The Terrorism Financing Prevention Act will expand the type of sanctions to cover all U.S.-designated Foreign Terrorist Organizations (FTOs), including Hamas, and other foreign parties that are controlled by or act on behalf of FTOs.
The passage of the Hizballah International Financing Prevention Act in 2015 imposed sanctions only in limited circumstances and primarily on the terrorist group Hezbollah.
U.S. Sens. Mark R. Warner of Virginia, Mike Rounds of South Dakota, Jack Reed of Rhode Island and Mitt Romney of Utah introduced the bipartisan legislation last week to crack down on terrorist organizations like Hamas by applying sanctions to foreign parties that facilitate financial transactions with terrorists.
“The Terrorism Financing Prevention Act will make sure that the Treasury Department has the tools necessary to enforce our sanctions against Hamas and other terror groups,” Warner said. “I’m pleased to join Senators Rounds, Reed, and Romney in introducing this bipartisan legislation to improve our national security.”
Under the bill’s terms, the U.S. Department of the Treasury is required to identify any foreign bank or foreign digital asset transaction facilitator that knowingly facilitates transactions with an FTO or related party. Once identified, the bill requires imposition of sanctions on the FTO or party, restricting either their use of U.S. correspondent bank accounts (in the case of a bank), or barring their digital asset or other transactions with U.S. persons (in the case of a digital asset transaction facilitator).
“It is critical that the Department of the Treasury has the necessary counter-terrorism tools to combat modern threats,” Rounds said. “The Terrorism Financing Prevention Act takes commonsense steps toward rooting out terrorism by sanctioning foreign financial institutions and foreign digital asset companies that assist them in committing these heinous acts. Cutting off funding for terrorist organizations at the source will save lives. I am pleased to co-lead this bipartisan legislation that takes decisive action to disrupt terrorist finance networks.”

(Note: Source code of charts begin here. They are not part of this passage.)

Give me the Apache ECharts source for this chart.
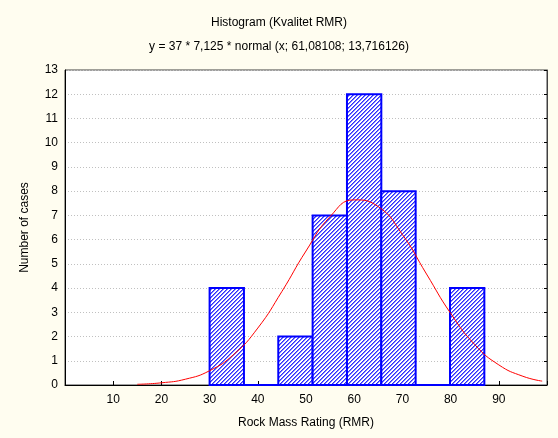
<!DOCTYPE html>
<html>
<head>
<meta charset="utf-8">
<title>Histogram (Kvalitet RMR)</title>
<script src="https://cdn.jsdelivr.net/npm/echarts@6/dist/echarts.min.js"></script>
<style>
    html, body { margin: 0; padding: 0; background: #fffdf0; }
    #chart { width: 558px; height: 438px; }
</style>
</head>
<body>
<div id="chart"></div>
<script>
//分组边界 (RMR)
var binEdges = [30, 37.125, 44.25, 51.375, 58.5, 65.625, 72.75, 79.875, 87];
//每组个数
var binCounts = [4, 0, 2, 7, 12, 8, 0, 4];
//正态曲线
var curveX = [15, 20, 25, 30, 35, 40, 45, 50, 55, 60, 65, 70, 75, 80, 85, 90, 95, 99];
var curveY = [0.03, 0.09, 0.24, 0.59, 1.26, 2.35, 3.86, 5.53, 6.95, 7.64, 7.36, 6.21, 4.58, 2.96, 1.67, 0.83, 0.36, 0.16];
//刻度
var xTicks = [10, 20, 30, 40, 50, 60, 70, 80, 90];

var chart;

//初始化
function init() {
    chart = echarts.init(document.getElementById('chart'));
    chart.setOption(buildOption());
}

//斜线填充
function hatchPattern() {
    var c = document.createElement('canvas');
    c.width = 4;
    c.height = 4;
    var ctx = c.getContext('2d');
    ctx.fillStyle = 'rgb(255,255,255)';
    ctx.fillRect(0, 0, 4, 4);
    ctx.fillStyle = 'rgb(45,45,255)';
    for (var i = 0; i < 4; i++) {
        ctx.fillRect(i, 3 - i, 1, 1);
    }
    ctx.fillStyle = 'rgb(125,125,255)';
    for (var j = 0; j < 4; j++) {
        ctx.fillRect((j + 1) % 4, 3 - j, 1, 1);
    }
    return c;
}

function buildOption() {
    var pattern = hatchPattern();
    var bins = [];
    for (var i = 0; i < binCounts.length; i++) {
        bins.push([binEdges[i], binEdges[i + 1], binCounts[i]]);
    }
    var curve = [];
    for (var k = 0; k < curveX.length; k++) {
        curve.push([curveX[k], curveY[k]]);
    }
    var font = 'Liberation Sans, Arial, sans-serif';

    return {
        backgroundColor: '#fffdf0',
        animation: false,
        textStyle: { fontFamily: font },
        title: [
            {
                text: 'Histogram (Kvalitet RMR)',
                left: 'center',
                top: 12,
                textStyle: { fontSize: 12, fontWeight: 'normal', color: '#000', fontFamily: font }
            },
            {
                text: 'y = 37 * 7,125 * normal (x; 61,08108; 13,716126)',
                left: 'center',
                top: 36,
                textStyle: { fontSize: 12, fontWeight: 'normal', color: '#000', fontFamily: font }
            }
        ],
        grid: {
            left: 65,
            right: 11,
            top: 70,
            bottom: 53,
            show: true,
            backgroundColor: '#ffffff',
            borderColor: '#404040',
            borderWidth: 1
        },
        xAxis: {
            type: 'value',
            min: 0,
            max: 100,
            interval: 10,
            name: 'Rock Mass Rating (RMR)',
            nameLocation: 'middle',
            nameGap: 32,
            nameTextStyle: { fontSize: 12, color: '#000' },
            axisLine: { show: true, lineStyle: { color: '#000', width: 1 } },
            axisTick: { show: true, inside: true, length: 4, lineStyle: { color: '#000' } },
            axisLabel: {
                fontSize: 12,
                color: '#000',
                margin: 9,
                formatter: function (v) {
                    return xTicks.indexOf(v) >= 0 ? String(v) : '';
                }
            },
            splitLine: { show: false }
        },
        yAxis: [
            {
                type: 'value',
                min: 0,
                max: 13,
                interval: 1,
                name: 'Number of cases',
                nameLocation: 'middle',
                nameGap: 34,
                nameTextStyle: { fontSize: 12, color: '#000' },
                axisLine: { show: true, lineStyle: { color: '#000', width: 1 } },
                axisTick: { show: false },
                axisLabel: { fontSize: 12, color: '#000', margin: 7 },
                splitLine: { show: true, lineStyle: { color: '#c0c0c0', type: [1, 2] } }
            },
            {
                type: 'value',
                position: 'right',
                min: 0,
                max: 13,
                interval: 1,
                axisLine: { show: true, lineStyle: { color: '#404040' } },
                axisTick: { show: true, inside: true, length: 3, lineStyle: { color: '#000' } },
                axisLabel: { show: false },
                splitLine: { show: false }
            }
        ],
        series: [
            {
                type: 'custom',
                name: 'bins',
                data: bins,
                encode: { x: [0, 1], y: 2 },
                renderItem: function (params, api) {
                    var p0 = api.coord([api.value(0), api.value(2)]);
                    var p1 = api.coord([api.value(1), 0]);
                    return {
                        type: 'rect',
                        shape: { x: p0[0], y: p0[1], width: p1[0] - p0[0], height: p1[1] - p0[1] },
                        style: {
                            fill: { image: pattern, repeat: 'repeat' },
                            stroke: '#0000ff',
                            lineWidth: 2
                        }
                    };
                },
                z: 2
            },
            {
                type: 'line',
                name: 'normal',
                data: curve,
                smooth: true,
                symbol: 'none',
                lineStyle: { color: '#ff0000', width: 1 },
                z: 5
            }
        ]
    };
}

init();
</script>
</body>
</html>
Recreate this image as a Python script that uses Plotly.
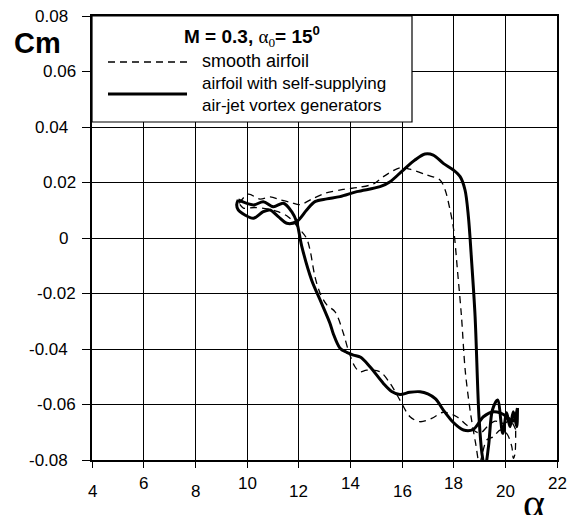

The bill also contains a key provision from the Crypto-Asset National Security Enhancement and Enforcement (CANSEE) Act the senators previously introduced, giving FinCEN authority to restrict transactions with “primary money laundering concerns” that do not involve a U.S. correspondent bank account. The provision will provide FinCEN with appropriate tools to address threats involving digital assets and non-traditional finance networks, just as they currently can where correspondent accounts are involved.
“It is critical to bolster the Treasury Department’s tools to protect our national and economic security. With this bill, we are forcing foreign financial institutions and foreign crypto firms to choose between doing business with terrorist organizations or maintaining access to the U.S. financial system,” Reed said. “We must protect the integrity of our financial system from new and emerging threats from terrorist organizations, including Hamas that carried out the despicable attacks on Israel on October 7.”
The Terrorism Financing Prevention Act also authorizes the resources the Treasury Department needs to carry out the programs.
“The October 7 attacks on Israel perpetrated by Hamas have made it more urgent and necessary for the U.S. to counter the role that cryptocurrency plays in the financing of terrorism. Our legislation would expand financial sanctions to cover all terrorist organizations — including Hamas — and it would equip the Treasury Department with additional resources to counter terrorism and address emerging threats involving digital assets,” Romney said.